My friend is not well. He reads this blog. We went to the same grammar school. We were privileged to be there during “The Barn”‘s iron rule as Headmaster, dictator, drill sergeant, fixer and all-round Top Cat: El Capitan. Thus we share a dark and gallows humour. So in writing to my friend, I realised that there is no point in sending a Get Well Soon card when he won’t. Similarly, there’s no value in all-will-be-well sentiments when it won’t.

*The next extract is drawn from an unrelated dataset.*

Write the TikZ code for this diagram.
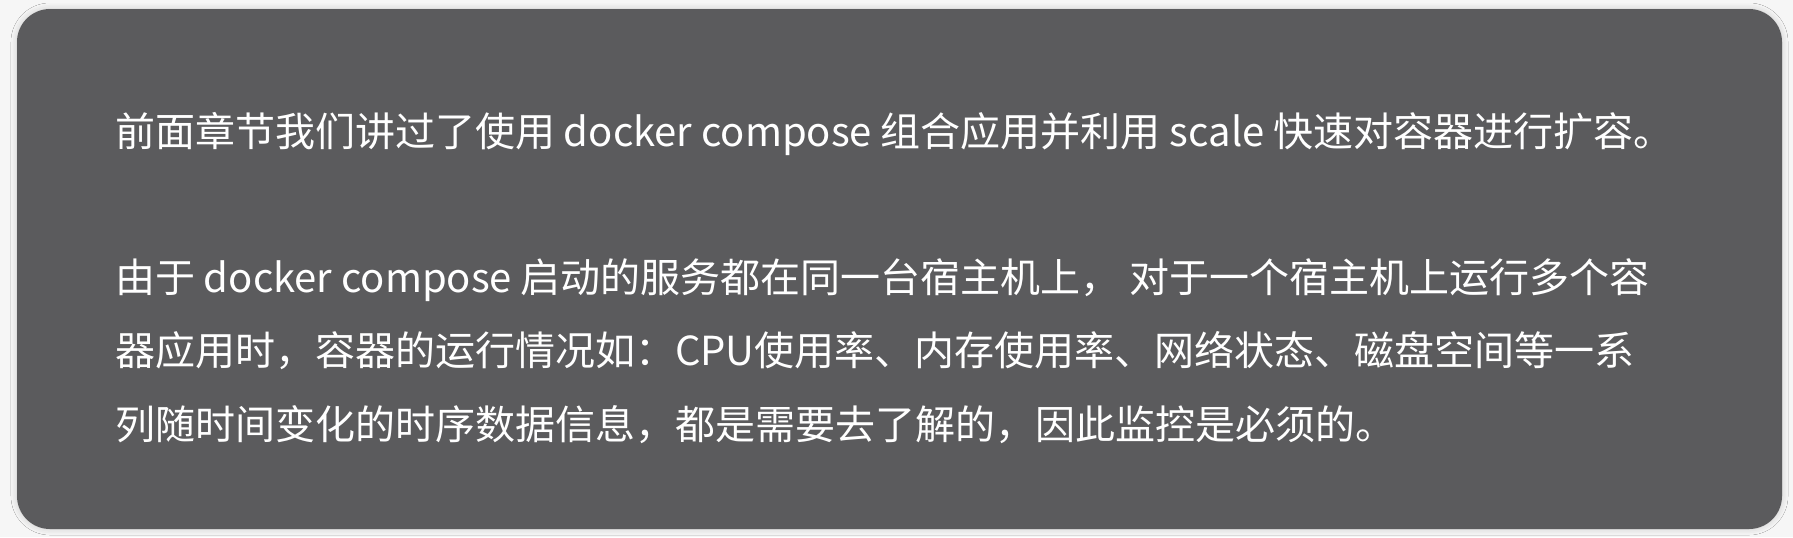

So, where my inspiration who is Paul Auster is pleased with one or two pages of final copy at the end of a working day and I myself aspire to the same, today’s output was minimal but I hope worthwhile. For in this I have tried to convey togetherness and hope, while at the same time not shying away from the issue. To do so would be sentimental and in denial. So this is from me to him:

On The Platform

Standing here, look back,
on the story so far.
The past and passed.
Your life a stage,
filled with loved ones:
The Assembled Cast.
And smile.
We’ll be there,
in just a while.

We’re moving onwards,
in this life
which knows no end.
To new adventures.
Safe journey,
dear friend.
Like a wave from a train.
We will see you.

I’m pretty sure I told you mate but just in case, I did pass your note to The Barn: the great man smiled.

A good writer is on your mind. Always.